After a lecture by hubbie on how to start it (as he kindly informed me that the battery was playing up) I dashed trough the rain and puddles and jumped in before being drowned by a passing vehicle. Off I went to the barrier to pay and immediately smelt something "not right" from under the bonnet.
At the barrier I had to get out of the van as it is right hand drive. I need not have worried about being splashed by one vehicle, as within seconds I was soaked through by many and my feet were squelching in my socks and shoes. Unfortunately the ticket was wet too and wouldn't scan so I moved to a second barrier and asked for assistance as I couldn't get it to lift. After a two minute discussion with the security guard I returned to the van. OMG, lots of white smoke was rising from under the bonnet. I turned off the ignition immediately, that was it...... dead. I rang Nick to come from the other car to help explaining what had happened, guess what......................it was all my fault!!
We pushed the van through the barrier to the side of road and left it to find the French equivalent of Halfords to look for a tow pole. An hour later we started the 50 minute journey home in the dark and rain.
Oh, I forgot to mention it was Armistice Day and a bank holiday in France so the roads were heaving with people getting away for a short break. The journey started well and even though we were causing long traffic queues we made it through Toulouse and out towards Beaumont de Lomagne in an hour and a half. Then............. the van lost all power, so I was towing a vehicle in the dark with no lights, no brakes, no wipers and no heater around hairpin bends and in pouring rain. I was scared and starting to get tired. Abigail had been told to say nothing and play on her DS in the back of my car so I could concentrate!
On looking in the rear view mirror coming down a steep hill, I lost sight of Nick and heard a loud bang from behind....... I stopped quickly expecting the worst, fortunately he was still there but a bit shaken. The van had bent the tow pole, bent the towing eye and broken the numberplate, but fortunately that was all. At that point we both decided enough was enough and abandoned the van until the morning. We arrived home shattered at 9.30pm after the epic 3.5 hour trip and went straight to bed.
Yesterday we went back to collect it and bring it the last few miles home, which was a breeze in the daylight and no rain!
So, the moral of the story is........ don't be an airhead, check you have your car keys in your bag or pocket before going any trip.
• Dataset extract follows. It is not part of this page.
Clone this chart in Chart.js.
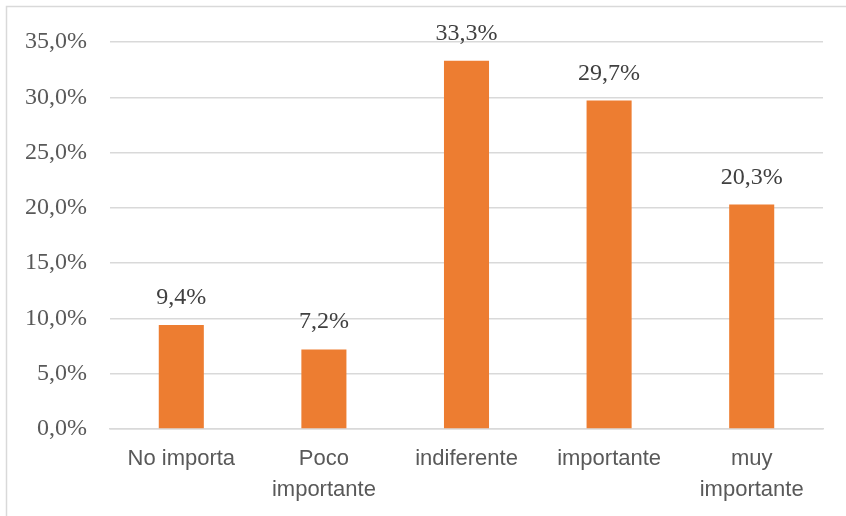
<!DOCTYPE html>
<html>
<head>
<meta charset="utf-8">
<script src="https://cdn.jsdelivr.net/npm/chart.js@4"></script>
<style>
  html, body { margin: 0; padding: 0; background: #fff; }
  #wrap { position: relative; width: 846px; height: 516px; }
</style>
</head>
<body>
<div id="wrap"><canvas id="chart" width="846" height="516"></canvas></div>
<script>
// Categories (multi-line ones are arrays) and percent values
const categories = ['No importa', ['Poco', 'importante'], 'indiferente', 'importante', ['muy', 'importante']];
const percentages = [9.4, 7.2, 33.3, 29.7, 20.3];
const yTicks = [0, 5, 10, 15, 20, 25, 30, 35];

const fmt = v => v.toFixed(1).replace('.', ',') + '%';

// Light frame around the chart area (top and left edges visible)
const framePlugin = {
    id: 'frame',
    beforeDraw(chart) {
        const ctx = chart.ctx;
        ctx.save();
        ctx.strokeStyle = '#d9d9d9';
        ctx.lineWidth = 1.5;
        ctx.beginPath();
        ctx.moveTo(6.5, chart.height + 2);
        ctx.lineTo(6.5, 6.5);
        ctx.lineTo(chart.width + 2, 6.5);
        ctx.stroke();
        ctx.restore();
    }
};

// Value labels above each bar
const valueLabels = {
    id: 'valueLabels',
    afterDatasetsDraw(chart) {
        const ctx = chart.ctx;
        const meta = chart.getDatasetMeta(0);
        ctx.save();
        ctx.font = '24px "Liberation Serif", "Times New Roman", serif';
        ctx.fillStyle = '#404040';
        ctx.textAlign = 'center';
        ctx.textBaseline = 'alphabetic';
        meta.data.forEach((bar, i) => {
            ctx.fillText(fmt(percentages[i]), bar.x, bar.y - 21);
        });
        ctx.restore();
    }
};

new Chart(document.getElementById('chart').getContext('2d'), {
    type: 'bar',
    data: {
        labels: categories,
        datasets: [{
            data: percentages,
            backgroundColor: '#ED7D31',
            categoryPercentage: 1,
            barPercentage: 0.316
        }]
    },
    options: {
        responsive: false,
        animation: false,
        events: [],
        layout: { padding: { top: 42, right: 23, left: 0, bottom: 0 } },
        plugins: {
            legend: { display: false },
            tooltip: { enabled: false }
        },
        scales: {
            x: {
                afterFit: s => { s.height = 87; },
                grid: { display: false, drawTicks: false },
                border: { color: '#d9d9d9', width: 1.5 },
                ticks: {
                    padding: 15,
                    color: '#595959',
                    maxRotation: 0,
                    autoSkip: false,
                    font: { family: '"Liberation Sans", Arial, sans-serif', size: 22, lineHeight: 1.38 }
                }
            },
            y: {
                min: 0,
                max: 35,
                afterFit: s => { s.width = 110; },
                afterBuildTicks: s => { s.ticks = yTicks.map(v => ({ value: v })); },
                grid: { color: '#d9d9d9', lineWidth: 1.5, drawTicks: false },
                border: { display: false },
                ticks: {
                    padding: 23,
                    color: '#595959',
                    font: { family: '"Liberation Serif", "Times New Roman", serif', size: 24 },
                    callback: v => fmt(v)
                }
            }
        }
    },
    plugins: [framePlugin, valueLabels]
});
</script>
</body>
</html>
After over 100€ and a van repair to sort, I have learnt the hard way!
Tuesday, 2 November 2010
On waking up Monday morning and taking a look outside the window made me realise that the Autumn in the UK was nicer than I remembered. The trees are probably about 1 week ahead of the ones in France and have turned a much deeper shade of Orange. I think it is because there is a lack of Beech and Maple trees where we are in France and they produce such vibrant colours it is hard to ignore them.
Having said all that and loving the countryside in my old home area, I immediately felt a yearning to get back to France. The traffic on the way to work yesterday was a nightmare and everything is just so much busier and stressful. Equally scruffier than I remember too. First impressions for visitors arriving at Gatwick airport is not good. The Olympics here in 2012 will create a lasting impression on the world for how old, outdated and rubbish the infrastructure for roads, rail and air all are. I predict a disaster!
Anyway, I arrived early (very unlike me!) for my meeting with work colleagues and spent a day in a sales meeting, training on new software and collecting a new laptop. For those of you that don't know, I work on a contract basis for Zebra Technologies who are the leading manufacturer of barcode label ,and card printers, and I am fortunate enough to be working part time remotely from my little office in deepest France account managing their vast list of UK resellers.
After work a team meal had been organised together with one of our distribution customers at a local Indian restaurant for a group of 21. For some reason my body cannot do Indian food, and despite taking the mild option and eating copious amounts of Naan and poppadoms with mango chutney, I still had to visit the loo more often than normal! Therefore at 10.30pm, and fading fast I bid my farewells and took to the road for the 45 minutes journey back to my sisters. Result, the motorway was almost empty, and made me feel like I was back home in France, apart from the regular speed cameras and roadworks everywhere.
Need get out and about promoting our holiday home today. Sometimes a bit of leg work and networking works wonders, and we need to try everything.